平日里,不是周恩来、邓颖超让我们叫他,王诗书从不到总理办公的前院,怕见到周恩来打招呼,耽误周恩来的时间。这次他很清楚。对于调他去总务处工作的事一旦组织定下来,就不能不去了。所以他破例地来到了周恩来的办公室。
王诗书一见周恩来的面就说:“总理,你不要我了。”说着就像孩子似的哭起来,看到王诗书这样的动情,周恩来立刻打电话请总理办公室副主任李琦到办公室来,对李主任交代说:“你通知人事部门,老王的工作不要变动了。也告诉厨房的同志以后不要再提老王调走的事。”李主任马上去办了。
王诗书放心地走出了总理办公室,回到了他最热爱的厨房,那里是他直接为敬爱的周恩来服务的岗位。他的心踏实了……
后来,中直机关事务管理局在北京西山建了基地,那里环境优美,空气清新,适合老年人工作、生活,党组织把多年为党中央领导同志服务的老红军、老战士分期、分批地安排到那里。
周恩来于1956年也把王诗书安排到那里,边工作,边休养。王诗书临行前依依不舍。邓颖超对他说:“你还有什么困难,有什么要求尽管说!”王诗书表示他怎么也没有想到自己晚年还会有这样幸福的生活,心里除了感到幸福,就是惦念着周恩来夫妇:“我真怕离开西花厅,自己又会跑回来”。邓颖超说:“西花厅是你的家,什么时候回来就回来看看,你不来,我们也惦记着你。”临别时,邓颖超特别送给他一件珍贵的礼物,那是周恩来老两口肩并肩手握手的全身合影照片。在照片的背面,她亲笔写上了这样的文字:
赠王诗书同志存念
邓颖超摄于1955年
1956年3月8日
王诗书离开西花厅后。邓颖超经常派人前去看望和送钱送物给他。王诗书却从未主动回西花厅,他不是不想念周恩来和邓颖超,而是不忍心打扰他们两人的工作,怕给周恩来、邓颖超添麻烦。想念他们了,就埋头多做工作。

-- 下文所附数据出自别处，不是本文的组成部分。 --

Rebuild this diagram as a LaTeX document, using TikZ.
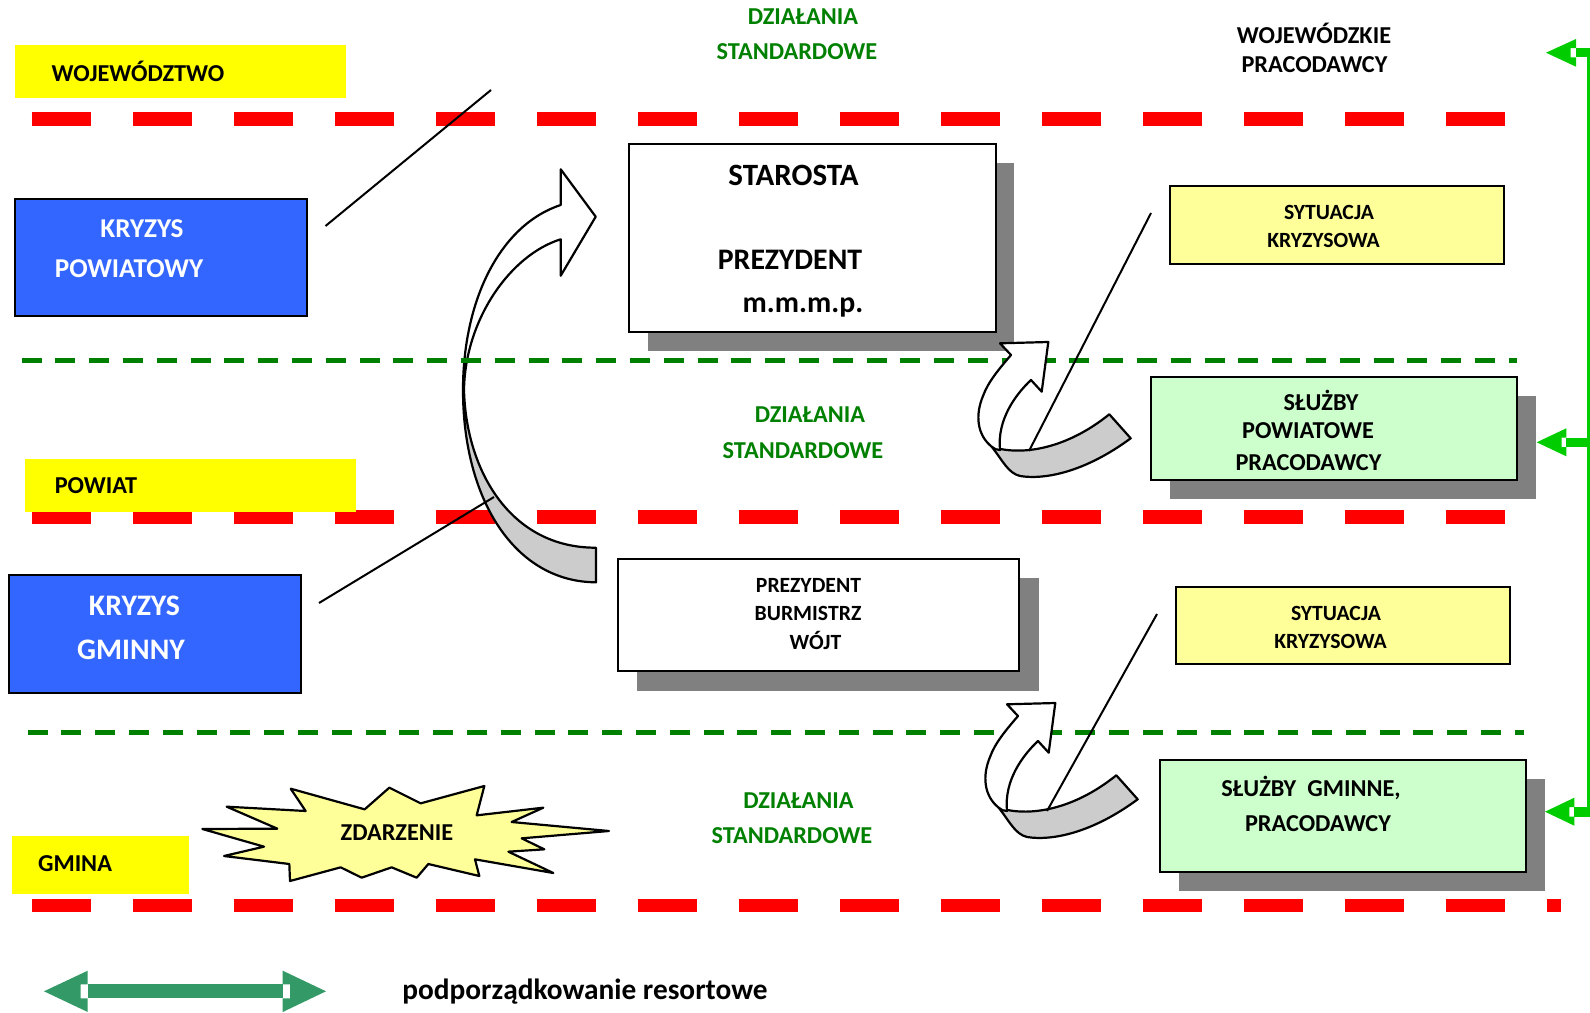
\documentclass[tikz,border=0pt]{standalone}
\usepackage{fontspec}
\setmainfont{Carlito}[BoldFont=Carlito Bold]
\definecolor{redline}{HTML}{FF0000}
\definecolor{greenline}{HTML}{008000}
\definecolor{lime}{HTML}{00CC00}
\definecolor{sea}{HTML}{339966}
\definecolor{kblue}{HTML}{3366FF}
\definecolor{pale}{HTML}{FFFF99}
\definecolor{mint}{HTML}{CCFFCC}
\definecolor{shade}{HTML}{808080}
\definecolor{foldgrey}{HTML}{CCCCCC}
\definecolor{lvlyellow}{HTML}{FFFF00}
\tikzset{
 x=0.5pt,y=-0.5pt,
 reddash/.style={draw=redline,line width=6.8pt,dash pattern=on 29.4pt off 21.1pt},
 greendash/.style={draw=greenline,line width=2.5pt,dash pattern=on 10pt off 6.9pt},
 lvl/.style={fill=lvlyellow},
 crisis/.style={fill=kblue,draw=black,line width=1pt},
 whitebox/.style={fill=white,draw=black,line width=1pt},
 palebox/.style={fill=pale,draw=black,line width=1pt},
 mintbox/.style={fill=mint,draw=black,line width=1pt},
 shadowbox/.style={fill=shade},
 fold/.style={draw=black,line width=1.1pt,line join=round},
 thin line/.style={draw=black,line width=1pt},
 txt/.style={font=\bfseries\fontsize{12.15}{14}\selectfont,inner sep=0pt,anchor=center},
 smalltxt/.style={txt,font=\bfseries\fontsize{10.85}{13}\selectfont},
 gtxt/.style={txt,text=greenline},
 wtxt/.style={txt,text=white,font=\bfseries\fontsize{13.6}{15}\selectfont},
 bigtxt/.style={txt,font=\bfseries\fontsize{14.9}{17}\selectfont},
 startxt/.style={txt,font=\bfseries\fontsize{15.5}{17}\selectfont},
 legendtxt/.style={txt,font=\bfseries\fontsize{14.67}{17}\selectfont},
 gbigtxt/.style={txt,text=white,font=\bfseries\fontsize{14.9}{17}\selectfont},
}
\newcommand{\foldarrow}{%
 \draw[fold,fill=foldgrey] (991.7,446.7) .. controls (1020,456) and (1065,450) .. (1109.3,414.3)
   -- (1130.7,438.3) .. controls (1085,472) and (1045,480) .. (1020,476)
   .. controls (1008,473) and (1003,461) .. cycle;
 \draw[fold,fill=white] (991.7,446.7) .. controls (977,435) and (975,415) .. (983,396)
   .. controls (988,382) and (999,369) .. (1011,355) -- (1000,343.3) -- (1048.3,342)
   -- (1041.7,391.7) -- (1031,380) .. controls (1015,395) and (997,420) .. (1000,450)
   .. controls (997,450) and (994,449) .. cycle;
}
\begin{document}
\begin{tikzpicture}
\useasboundingbox (0,0) rectangle (1590,1012);
% red level lines
\coordinate (ra1) at (31.7,119); \coordinate (ra2) at (1505,119);
\coordinate (rb1) at (31.7,517); \coordinate (rb2) at (1505,517);
\coordinate (rc1) at (31.7,905.5); \coordinate (rc2) at (1561,905.5);
\draw[reddash] (ra1) -- (ra2);
\draw[reddash] (rb1) -- (rb2);
\draw[reddash] (rc1) -- (rc2);
% big curved arrow
\draw[fold,fill=foldgrey] (463,390) .. controls (463,500) and (515,582) .. (596,582.3)
  -- (596,547.7) .. controls (510,548) and (466,470) .. (464,390) -- cycle;
\draw[fold,fill=white] (463,390) .. controls (463,300) and (500,225) .. (560.7,205)
  -- (560.7,169.3) -- (595.7,216.7) -- (560.7,275.7) -- (560.7,239.3)
  .. controls (510,255) and (465,320) .. (464,390) -- cycle;
% green dashed lines
\coordinate (ga1) at (21.5,360); \coordinate (ga2) at (1517,360);
\coordinate (gb1) at (27.5,732); \coordinate (gb2) at (1524,732);
\draw[greendash] (ga1) -- (ga2);
\draw[greendash] (gb1) -- (gb2);
% level labels
\fill[lvl] (15,45) rectangle (346,98);
\fill[lvl] (25,459) rectangle (356,512);
\fill[lvl] (12,836) rectangle (189,893.5);
% crisis boxes
\draw[crisis] (15,199) rectangle (307,316);
\draw[crisis] (8.7,575) rectangle (301,693);
% shadows and boxes
\fill[shadowbox] (648,162.5) rectangle (1014,351);
\draw[whitebox] (629,144) rectangle (995.5,332);
\fill[shadowbox] (637,577.5) rectangle (1039,691);
\draw[whitebox] (618,559) rectangle (1019,671);
\draw[palebox] (1169.5,186) rectangle (1504,264);
\draw[palebox] (1176,587) rectangle (1510,664);
\fill[shadowbox] (1170,395.5) rectangle (1536,499);
\draw[mintbox] (1151,377) rectangle (1517,480);
\fill[shadowbox] (1179,778.5) rectangle (1545,891);
\draw[mintbox] (1160,760) rectangle (1526,872);
% small fold arrows
\foldarrow
\begin{scope}[shift={(7,361)}]\foldarrow\end{scope}
% thin lines
\coordinate (la1) at (325.5,226); \coordinate (la2) at (491,90);
\coordinate (lb1) at (319,603); \coordinate (lb2) at (494,497);
\coordinate (lc1) at (1151,213); \coordinate (lc2) at (1029,451);
\coordinate (ld1) at (1157,614); \coordinate (ld2) at (1047,811);
\draw[thin line] (la1) -- (la2);
\draw[thin line] (lb1) -- (lb2);
\draw[thin line] (lc1) -- (lc2);
\draw[thin line] (ld1) -- (ld2);
% star
\begin{scope}[shift={(190,770)},scale=0.33333]
\draw[fold,fill=pale] (37,177) -- (262,176) -- (110,110) -- (347,123) -- (302,56) -- (524,118)
 -- (598,53) -- (692,100) -- (883,48) -- (860,136) -- (1060,113) -- (965,156) -- (1257,183)
 -- (995,205) -- (1063,238) -- (955,245) -- (1090,309) -- (855,268) -- (868,318) -- (715,282)
 -- (680,323) -- (605,292) -- (515,323) -- (452,292) -- (300,333) -- (298,282) -- (102,258)
 -- (222,230) -- cycle;
\end{scope}
% green hollow arrows
\fill[lime] (1546,52.7) -- (1576,39) -- (1576,48) -- (1570.7,48) -- (1570.7,57.3) -- (1576,57.3) -- (1576,66.7) -- cycle;
\fill[lime] (1576,48) rectangle (1590,57.3);
\fill[lime] (1587,48) rectangle (1590,817);
\fill[lime] (1536.7,442.3) -- (1566.3,428.3) -- (1566.3,437.7) -- (1561.7,437.7) -- (1561.7,447) -- (1566.3,447) -- (1566.3,456.3) -- cycle;
\fill[lime] (1566.3,437.7) rectangle (1587,447);
\fill[lime] (1545,811.7) -- (1574.3,797.7) -- (1574.3,807) -- (1569.3,807) -- (1569.3,816.7) -- (1574.3,816.7) -- (1574.3,825.7) -- cycle;
\fill[lime] (1574.3,807) rectangle (1587,816.7);
% legend arrow
\fill[sea] (44,991.3) -- (87.7,970.7) -- (87.7,984.3) -- (80.7,984.3) -- (80.7,998.3) -- (87.7,998.3) -- (87.7,1012) -- cycle;
\fill[sea] (87.7,984.3) rectangle (282.7,998.3);
\fill[sea] (326,991.3) -- (282.7,970.7) -- (282.7,984.3) -- (290,984.3) -- (290,998.3) -- (282.7,998.3) -- (282.7,1012) -- cycle;
% texts
\node[txt] (t1) at (138,71) {WOJEWÓDZTWO};
\node[gtxt] (t2) at (803,16.5) {DZIAŁANIA};
\node[gtxt] (t3) at (797,52) {STANDARDOWE};
\node[txt] (t4) at (1314,33) {WOJEWÓDZKIE};
\node[txt] (t5) at (1314.5,64.5) {PRACODAWCY};
\node[wtxt] (t6) at (142,229) {KRYZYS};
\node[wtxt] (t7) at (129,268.5) {POWIATOWY};
\node[startxt] (t8) at (793.5,175.5) {STAROSTA};
\node[bigtxt] (t9) at (790,260) {PREZYDENT};
\node[bigtxt] (t10) at (803,307) {m.m.m.p.};
\node[smalltxt] (t11) at (1329,212.5) {SYTUACJA};
\node[smalltxt] (t12) at (1323.5,240.5) {KRYZYSOWA};
\node[txt] (t13) at (1321,400) {SŁUŻBY};
\node[txt] (t14) at (1308,431) {POWIATOWE};
\node[txt] (t15) at (1308.5,463) {PRACODAWCY};
\node[gtxt] (t16) at (810,415) {DZIAŁANIA};
\node[gtxt] (t17) at (803,451) {STANDARDOWE};
\node[txt] (t18) at (96,486) {POWIAT};
\node[gbigtxt] (t19) at (134.5,606) {KRYZYS};
\node[gbigtxt] (t20) at (131,650) {GMINNY};
\node[smalltxt] (t21) at (808.5,585) {PREZYDENT};
\node[smalltxt] (t22) at (808,613) {BURMISTRZ};
\node[smalltxt] (t23) at (815.5,640) {WÓJT};
\node[smalltxt] (t24) at (1336,613) {SYTUACJA};
\node[smalltxt] (t25) at (1330.5,641) {KRYZYSOWA};
\node[gtxt] (t26) at (798.5,801) {DZIAŁANIA};
\node[gtxt] (t27) at (792,836) {STANDARDOWE};
\node[txt] (t28) at (1311,788) {SŁUŻBY~~GMINNE,};
\node[txt] (t29) at (1318,823.5) {PRACODAWCY};
\node[txt] (t30) at (397,833) {ZDARZENIE};
\node[txt] (t31) at (75,863.5) {GMINA};
\node[legendtxt] (t32) at (585,992) {podporządkowanie resortowe};
\end{tikzpicture}
\end{document}
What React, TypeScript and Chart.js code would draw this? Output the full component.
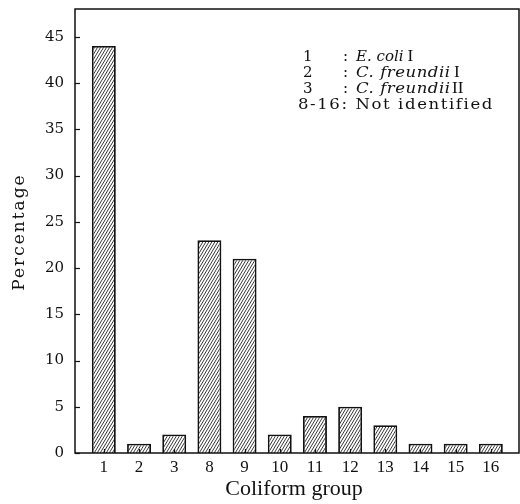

岁月无情,1961年9月王诗书因突发心肌梗塞,抢救无效,在北京逝世。这一不幸的消息传到西花厅,同志们都很难过。邓颖超很悲痛,立即向她的秘书张元交代,给王诗书送去花圈,以表达周恩来和邓颖超的哀悼和深切的缅怀。
今天王诗书已经走了40多年了,敬爱的周恩来和邓颖超也已相继离开了我们,但每当我忆起周恩来、邓颖超为王诗书所做的件件往事,总禁不住心潮澎湃,潸然泪下。周恩来对每个同志的关心。他对人民的无限热爱让我终生难忘,永记于心。